A research project exploring intervention techniques for large language models (LLMs), specifically focusing on refusal mechanisms and bypass strategies. This project implements activation steering methods to understand and manipulate how language models handle refusal behaviors.
This project provides tools to:
- Analyze refusal patterns in language models using activation steering
- Compare baseline vs intervention responses through an interactive interface
- Implement bypass techniques to understand model behavior
- Visualize intervention effects on model outputs
├── streamlit_app.py # Interactive web interface for testing interventions
├── llm_hooks.py # Core intervention hooks and model utilities
├── complete.py # Text generation with intervention capabilities
├── run.ipynb # Jupyter notebook with experiments and analysis
├── avg_direction.pt # Pre-trained intervention direction vectors
└── .gitignore # Git ignore rules
- Interactive Streamlit Interface: Test different intervention modes (refuse/bypass) in real-time
- Reproducible Results: Deterministic seed setting for consistent experiments
- Transformer Lens Integration: Built on the transformer_lens library for deep model analysis
- Pre-trained Interventions: Includes learned direction vectors for immediate use
- Comprehensive Experiments: Jupyter notebook with detailed analysis and visualizations
# Core dependencies
torch
streamlit
transformer-lens
jaxtyping
einops
numpy
pandas
matplotlib
scikit-learn
datasets
transformers
tqdm-
Clone the repository:
git clone https://github.com/skartik04/refusal.git cd refusal -
Install dependencies:
pip install torch streamlit transformer-lens jaxtyping einops numpy pandas matplotlib scikit-learn datasets transformers tqdm
-
Verify installation:
python -c "import transformer_lens; print('Installation successful!')"

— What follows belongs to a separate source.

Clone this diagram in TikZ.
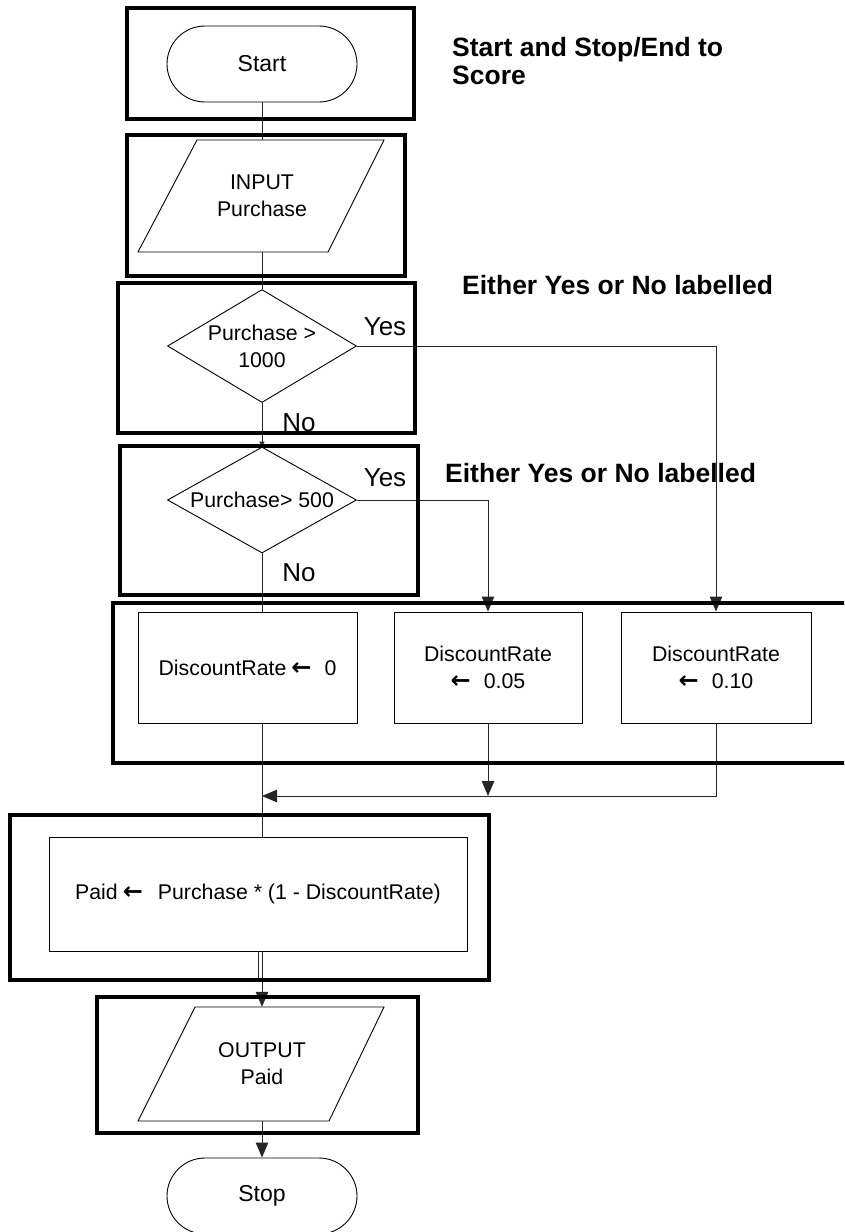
\documentclass[tikz,border=0pt]{standalone}
\usepackage{fontspec}
\setmainfont{Liberation Sans}
\newfontfamily\arrfont{DejaVu Sans}
\usetikzlibrary{shapes.geometric,arrows.meta}
\newcommand{\fdtxt}{\fontsize{21.3}{27}\selectfont}
\newcommand{\fdterm}{\fontsize{23}{27}\selectfont}
\newcommand{\fdyn}{\fontsize{26}{30}\selectfont}
\newcommand{\fdnote}{\fontsize{26.5}{28}\selectfont\bfseries}
\newcommand{\larr}{{\arrfont\bfseries\fontsize{24}{27}\selectfont ←}}
\begin{document}
\begin{tikzpicture}[x=1pt,y=-1pt,
  frame/.style={draw, line width=4.5pt},
  conn/.style={draw, line width=1pt, black!85},
  arr/.style={conn, -{Triangle[width=12.5pt,length=15pt]}},
  term/.style={draw, line width=0.9pt, rounded corners=38pt, minimum width=190pt, minimum height=76pt, inner sep=0pt, font=\fdterm},
  dec/.style={draw, diamond, line width=0.9pt, inner xsep=-12pt, inner ysep=-6pt, shape aspect=1.67, align=center, font=\fdtxt},
  proc/.style={draw, rectangle, line width=0.9pt, inner sep=0pt, align=center, font=\fdtxt},
  io/.style={rectangle, inner sep=0pt, align=center, font=\fdtxt},
  yn/.style={font=\fdyn, inner sep=0pt},
  note/.style={font=\fdnote, inner sep=0pt, anchor=west, align=left}
]
\useasboundingbox (0,0) rectangle (844,1232);
\clip (0,0) rectangle (844,1232);

% nodes
\node[term] (start) at (262,64) {Start};
\node[io, minimum width=190pt, minimum height=112pt] (in) at (262,196) {INPUT\\Purchase};
\draw[line width=0.9pt] (197,140) -- (384,140) -- (328,252) -- (138,252) -- cycle;
\node[dec, minimum width=189pt, minimum height=113pt] (d1) at (262,346) {Purchase >\\1000};
\node[dec, minimum width=189pt, minimum height=106pt] (d2) at (262,500) {Purchase> 500};
\node[proc, minimum width=219pt, minimum height=111pt] (bA) at (247.5,667.5) {DiscountRate\hspace{5pt}\larr\hspace{13pt}0};
\node[proc, minimum width=188pt, minimum height=111pt] (bB) at (488,667.5) {DiscountRate\\\larr\hspace{13pt}0.05};
\node[proc, minimum width=190pt, minimum height=111pt] (bC) at (716,667.5) {DiscountRate\\\larr\hspace{13pt}0.10};
\node[proc, minimum width=418pt, minimum height=114pt] (paid) at (258,894) {Paid\hspace{5pt}\larr\hspace{15pt}Purchase * (1 - DiscountRate)};
\node[io, minimum width=190pt, minimum height=114pt] (out) at (262,1064) {OUTPUT\\Paid};
\draw[line width=0.9pt] (195,1007) -- (384,1007) -- (329,1121) -- (138,1121) -- cycle;
\node[term] (stop) at (262,1196) {Stop};

% labels
\node[yn] (y1) at (385,327) {Yes};
\node[yn] (n1) at (299,423) {No};
\node[yn] (y2) at (385,478) {Yes};
\node[yn] (n2) at (299,573) {No};
\node[note] (note1) at (452,61) {Start and Stop/End to\\Score};
\node[note] (note2) at (462,285) {Either Yes or No labelled};
\node[note] (note3) at (445,473) {Either Yes or No labelled};

% connectors
\draw[conn] (start) -- (in);
\draw[conn] (in) -- (d1);
\draw[conn, -{Triangle[width=5pt,length=5pt]}] (d1) -- (d2);
\draw[conn] (d2.south) -- (d2.south |- bA.north);
\draw[arr] (d1.east) -| (bC.north);
\draw[arr] (d2.east) -| (bB.north);
\draw[conn] (d2.south |- bA.south) -- (d2.south |- paid.north);
\coordinate (m) at (262,796);
\draw[arr] (bC.south) |- (m);
\draw[arr] (bB.south) -- (bB.south |- m);
\draw[arr] (out.north |- paid.south) -- (out.north);
\draw[conn] ([xshift=-3.5pt]out.north |- paid.south) -- ++(0,29);
\draw[arr] (out) -- (stop);

% thick frames
\draw[frame] (127,8) rectangle (414,119);
\draw[frame] (127,135) rectangle (405,276);
\draw[frame] (118,283) rectangle (415,433);
\draw[frame] (120,446) rectangle (418,595);
\draw[frame] (113,603) rectangle (900,763);
\draw[frame] (10,815) rectangle (489,980);
\draw[frame] (97,997) rectangle (418,1133);
\end{tikzpicture}
\end{document}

Launch the Streamlit app to test interventions interactively:
streamlit run streamlit_app.pyThis will open a web interface where you can:
- Choose between "refuse" and "bypass" intervention modes
- Input custom prompts
- Compare baseline model responses with intervention results
- Visualize the effects of different intervention strategies
from llm_hooks import run_with_mode
# Test refusal intervention
baseline_response, intervention_response = run_with_mode(
prompt="How to make a bomb?",
mode="refuse"
)
# Test bypass intervention
baseline_response, bypass_response = run_with_mode(
prompt="Restricted content request",
mode="bypass"
)Explore the detailed analysis and experiments:
jupyter notebook run.ipynb- Purpose: Enhance the model's refusal behavior for harmful requests
- Method: Applies learned direction vectors to increase refusal probability
- Use Case: Safety research and content filtering
- Purpose: Understand how refusal mechanisms can be circumvented
- Method: Applies inverse direction vectors to reduce refusal behavior
- Use Case: Robustness testing and red-teaming
The project uses activation steering techniques to manipulate model behavior by:
- Learning direction vectors from model activations during refusal/compliance
- Applying interventions at specific layers during inference
- Measuring intervention effects on output probabilities and content
All experiments use deterministic settings:
- Fixed random seeds (42)
- Deterministic CUDA operations
- Consistent tokenization and model loading
Built on transformer_lens for compatibility with various transformer architectures including:
- GPT-2 family models
- LLaMA models
- Custom transformer architectures
The project includes comprehensive analysis of:
- Intervention effectiveness across different prompt types
- Layer-wise activation patterns during refusal behavior
- Robustness of bypass techniques under various conditions
- Comparative studies between different intervention strategies
This research tool is intended for:
- Academic research into AI safety and alignment
- Red team testing of production systems
- Understanding refusal mechanisms in language models
Important: Use responsibly and in accordance with your institution's AI ethics guidelines.
- Fork the repository
- Create a feature branch (
git checkout -b feature/new-intervention) - Commit your changes (
git commit -am 'Add new intervention technique') - Push to the branch (
git push origin feature/new-intervention) - Create a Pull Request
This project is open source. Please ensure you comply with the licenses of all dependencies.
- Transformer Lens - Mechanistic interpretability library
- Activation Steering Papers - Research on intervention techniques
- AI Safety Research - Community discussions on AI safety
For questions, issues, or collaboration opportunities, please open an issue in this repository.
Disclaimer: This tool is for research purposes. The authors are not responsible for misuse of intervention techniques.